Hardening consists in heating to a temperature from 30 to 50 above AC3 for hypoeutectoid steels or above point ACcm for hypereutectoid steels ,holding unit the phase transformations are completed and then cooling at a rate above the critical. Such cooling is called quenching; carbon steels are commonly quenched in water, alloy steel, in oil or other media. Hardening by quenching is not a final heat-treatment. It must be followed by tempering to reduce brittleness and stress due to hardening, and obtain the required mechanical properties.

Tool steel is hardened and tempered mainly to increase its hardness, wear resistance and strength and structural steel, to increase its strength and hardness, and to obtain sufficiently high ductility and toughness, and for many kinds of machine components to provide high wear resistance as well .

Hypoeutectoid steels should be heated to a temperature 30 to 50 higher than point Ac3.This transforms the initial structure, consisting of pearlite and ferrite, into one of austenite which, upon cooling at a rate above the critical value (i.e. quenching), is transformed into martensite.

Hypoeutectoid steels are heated in hardening to a temperature somewhat above ACcm.
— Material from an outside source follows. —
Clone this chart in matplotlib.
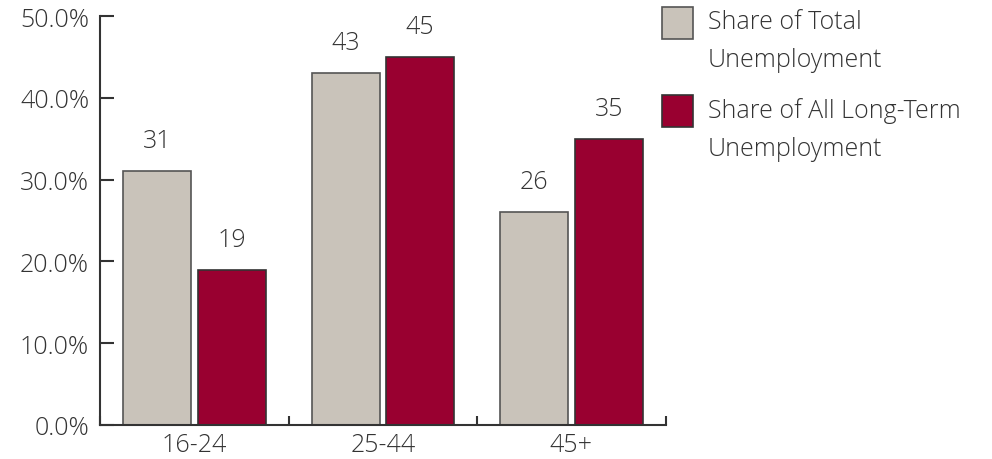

At this temperature, austenite is formed, but a certain amount of secondary cementite is retained therefore. After quenching, the structure of the steel consists of martensite and undissolved carbon carbide particles, which are very hard. Thus, the hardened steel processes high hardness.

The heating time should be sufficient to heat the work throughout its cross section and to enable the phase transformations to be completed, but should not be so long that it leads to grain growth and decarburization of the surface layers of steel.

Quenching in hardening should enable a martensite structure to be obtained within the limits of the given cross section of the work (having a definite hardenability) and should not cause hardening defects: Cracks distortion, warping and high tensile residual stresses in the surface layers. It is most desirable to provide a high cooling (quenching) rate (above the critical quenching rate) in the temperature range from A1 to Ms to suppress super-cooled austenite decomposition in the regions of the pearlite and intermediate transformations, and slower cooling in the temperature range of martensite transformation, from Ms to Mf . A high cooling rate in the martensite temperature range is undesirable because it leads to a drastic increase in the level of residual stress and even to crack formation. At the same time excessively slow cooling in the temperature range from MS to Mf may lead to particle tempering of the martensite and to an increase in the amount of retained austenite, owing to its stabilization. This lowers the hardness of the steel.